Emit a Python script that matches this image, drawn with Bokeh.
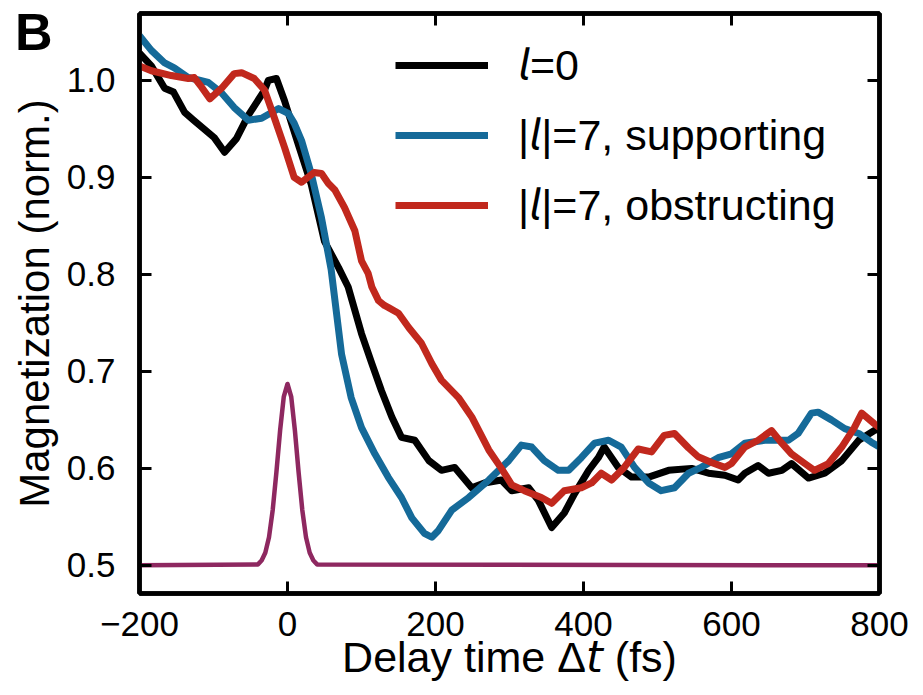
from bokeh.plotting import figure
from bokeh.models import (Range1d, FixedTicker, LinearAxis, Legend, LegendItem)
from bokeh.embed import file_html
from bokeh.resources import INLINE

# ---------------- data ----------------
x_black = [-200, -184, -166, -154, -139, -127, -99, -85, -69, -53, -31, -26, -15, -4, 5, 15,
           32, 50, 69, 82, 100, 114, 127, 141, 154, 172, 191, 208, 226, 249, 266, 289, 303,
           326, 339, 357, 374, 388, 407, 420, 428, 447, 465, 488, 515, 546, 569, 591, 609,
           618, 636, 650, 668, 681, 704, 726, 749, 772, 793, 800]
y_black = [1.028, 1.015, 0.992, 0.988, 0.967, 0.959, 0.941, 0.926, 0.940, 0.964, 0.990, 1.000,
           1.002, 0.979, 0.957, 0.933, 0.893, 0.834, 0.807, 0.787, 0.739, 0.708, 0.680, 0.653,
           0.632, 0.629, 0.608, 0.598, 0.601, 0.580, 0.585, 0.588, 0.577, 0.580, 0.567, 0.539,
           0.554, 0.574, 0.598, 0.611, 0.622, 0.601, 0.591, 0.591, 0.598, 0.600, 0.595, 0.593,
           0.588, 0.595, 0.603, 0.595, 0.598, 0.605, 0.590, 0.595, 0.608, 0.629, 0.639, 0.641]

x_blue = [-200, -184, -166, -153, -134, -107, -89, -72, -53, -35, -12, 1, 9, 19, 32, 46, 59,
          73, 86, 100, 118, 136, 154, 168, 185, 195, 204, 222, 245, 272, 299, 316, 330, 347,
          366, 380, 397, 415, 434, 451, 469, 488, 505, 523, 542, 559, 582, 600, 618, 645,
          677, 690, 708, 717, 735, 753, 772, 789, 800]
y_blue = [1.046, 1.031, 1.018, 1.013, 1.003, 0.998, 0.987, 0.972, 0.959, 0.961, 0.971, 0.966,
          0.956, 0.938, 0.904, 0.858, 0.805, 0.718, 0.673, 0.642, 0.615, 0.591, 0.570, 0.549,
          0.533, 0.529, 0.536, 0.557, 0.570, 0.588, 0.608, 0.624, 0.622, 0.608, 0.598, 0.598,
          0.611, 0.626, 0.629, 0.622, 0.601, 0.585, 0.577, 0.580, 0.595, 0.601, 0.611, 0.615,
          0.626, 0.629, 0.629, 0.636, 0.657, 0.658, 0.650, 0.641, 0.636, 0.627, 0.622]

x_red = [-200, -184, -157, -134, -126, -116, -105, -89, -72, -62, -45, -31, -18, -4, 9, 19,
         36, 46, 55, 64, 77, 91, 100, 109, 114, 123, 131, 136, 150, 164, 181, 195, 208, 231,
         249, 272, 289, 303, 320, 343, 357, 374, 397, 411, 424, 438, 455, 474, 492, 509, 523,
         542, 555, 573, 591, 600, 618, 636, 654, 668, 681, 699, 712, 731, 749, 766, 776, 793, 800]
y_red = [1.015, 1.010, 1.005, 1.002, 1.003, 0.993, 0.981, 0.992, 1.007, 1.008, 1.002, 0.990,
         0.962, 0.931, 0.900, 0.895, 0.905, 0.904, 0.894, 0.887, 0.869, 0.845, 0.814, 0.801,
         0.787, 0.773, 0.768, 0.766, 0.760, 0.745, 0.729, 0.708, 0.691, 0.673, 0.653, 0.619,
         0.600, 0.583, 0.577, 0.570, 0.564, 0.577, 0.580, 0.585, 0.595, 0.588, 0.601, 0.620,
         0.617, 0.634, 0.636, 0.621, 0.612, 0.606, 0.601, 0.605, 0.622, 0.629, 0.639, 0.626,
         0.615, 0.605, 0.598, 0.605, 0.622, 0.642, 0.657, 0.646, 0.642]

x_pulse = [-200, -40, -35, -30, -25, -20, -15, -10, -5, 0, 5, 10, 15, 20, 25, 30, 35, 40, 800]
y_pulse = [0.500, 0.501, 0.505, 0.513, 0.529, 0.557, 0.596, 0.639, 0.674, 0.687, 0.674,
           0.639, 0.596, 0.557, 0.529, 0.513, 0.505, 0.501, 0.500]

# italic l / t written with Unicode mathematical sans-serif italic letters
labels = ["\U0001D62D=0", "|\U0001D62D|=7, supporting", "|\U0001D62D|=7, obstructing"]
x_title = "Delay time \u0394\U0001D635 (fs)"
y_title = "Magnetization (norm.)"
panel_letter = "B"
x_ticks = [-200, 0, 200, 400, 600, 800]
x_tick_labels = ["\u2212200", "0", "200", "400", "600", "800"]
y_ticks = [0.5, 0.6, 0.7, 0.8, 0.9, 1.0]
y_tick_labels = ["0.5", "0.6", "0.7", "0.8", "0.9", "1.0"]

# ---------------- styling ----------------
FONT = "Liberation Sans"
C_BLACK = "#000000"
C_BLUE = "#156a99"
C_RED = "#c1281d"
C_PULSE = "#8e2860"
LETTER_POS = 1.055   # vertical placement of the panel letter (styling only)

p = figure(width=923, height=695, output_backend="svg", toolbar_location=None,
           x_range=Range1d(-200, 800), y_range=Range1d(0.471, 1.069),
           min_border_left=139, min_border_right=44, min_border_top=13, min_border_bottom=102)
p.background_fill_color = "white"
p.border_fill_color = "white"
p.outline_line_color = "black"
p.outline_line_width = 4.5
p.grid.visible = False

def style_axis(ax, ticks, tick_labels, show_labels):
    ax.ticker = FixedTicker(ticks=ticks)
    ax.major_tick_in = 12
    ax.major_tick_out = 0
    ax.minor_tick_line_color = None
    ax.major_tick_line_width = 3
    ax.major_tick_line_color = "black"
    ax.axis_line_width = 4.5
    ax.axis_line_color = "black"
    ax.major_label_text_font = FONT
    if show_labels:
        ax.major_label_overrides = {t: l for t, l in zip(ticks, tick_labels)}
        ax.major_label_text_color = "black"
    else:
        ax.major_label_overrides = {t: "" for t in ticks}
        ax.major_label_text_color = None
        ax.major_label_text_font_size = "10px"
        ax.major_label_standoff = 0

xa = p.xaxis[0]
ya = p.yaxis[0]
style_axis(xa, x_ticks, x_tick_labels, True)
style_axis(ya, y_ticks, y_tick_labels, True)
xa.major_label_text_font_size = "35px"
ya.major_label_text_font_size = "35px"
xa.major_label_standoff = 18
ya.major_label_standoff = 24
xa.axis_label = x_title
xa.axis_label_text_font = FONT
xa.axis_label_text_font_style = "normal"
xa.axis_label_text_color = "black"
xa.axis_label_text_font_size = "43px"
xa.axis_label_standoff = -6

# outer left axis: carries the panel letter (as its only tick label) and the y title
outer = LinearAxis(ticker=FixedTicker(ticks=[LETTER_POS]),
                   major_label_overrides={LETTER_POS: panel_letter})
outer.axis_line_color = None
outer.major_tick_line_color = None
outer.minor_tick_line_color = None
outer.major_tick_in = 0
outer.major_tick_out = 0
outer.major_label_standoff = 11
outer.major_label_text_font = FONT
outer.major_label_text_font_size = "52px"
outer.major_label_text_font_style = "bold"
outer.major_label_text_color = "black"
outer.axis_label = y_title
outer.axis_label_text_font = FONT
outer.axis_label_text_font_style = "normal"
outer.axis_label_text_color = "black"
outer.axis_label_text_font_size = "42px"
outer.axis_label_standoff = -46
p.add_layout(outer, "left")

top_ax = LinearAxis()
right_ax = LinearAxis()
style_axis(top_ax, x_ticks, x_tick_labels, False)
style_axis(right_ax, y_ticks, y_tick_labels, False)
p.add_layout(top_ax, "above")
p.add_layout(right_ax, "right")

# ---------------- data lines ----------------
p.line(x_pulse, y_pulse, line_color=C_PULSE, line_width=4.5, line_join="round")
r_black = p.line(x_black, y_black, line_color=C_BLACK, line_width=7, line_join="round")
r_blue = p.line(x_blue, y_blue, line_color=C_BLUE, line_width=7, line_join="round")
r_red = p.line(x_red, y_red, line_color=C_RED, line_width=7, line_join="round")

legend = Legend(items=[LegendItem(label=labels[0], renderers=[r_black]),
                       LegendItem(label=labels[1], renderers=[r_blue]),
                       LegendItem(label=labels[2], renderers=[r_red])],
                location=(256, 363), orientation="vertical",
                glyph_width=93, glyph_height=48, label_height=48, spacing=20,
                label_standoff=30, padding=0, margin=0,
                border_line_color=None, background_fill_alpha=0,
                label_text_font=FONT, label_text_font_size="43px",
                label_text_color="black")
p.add_layout(legend, "center")

open("out.html", "w").write(file_html(p, INLINE))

▶ AIM:
Transcribe the opening line of the listing above, please, and every line after it through the line with "from bokeh.resources import INLINE", word for word, without pictures.

▶ ANSWER TO THE TASK:
Emit a Python script that matches this image, drawn with Bokeh.
from bokeh.plotting import figure
from bokeh.models import (Range1d, FixedTicker, LinearAxis, Legend, LegendItem)
from bokeh.embed import file_html
from bokeh.resources import INLINE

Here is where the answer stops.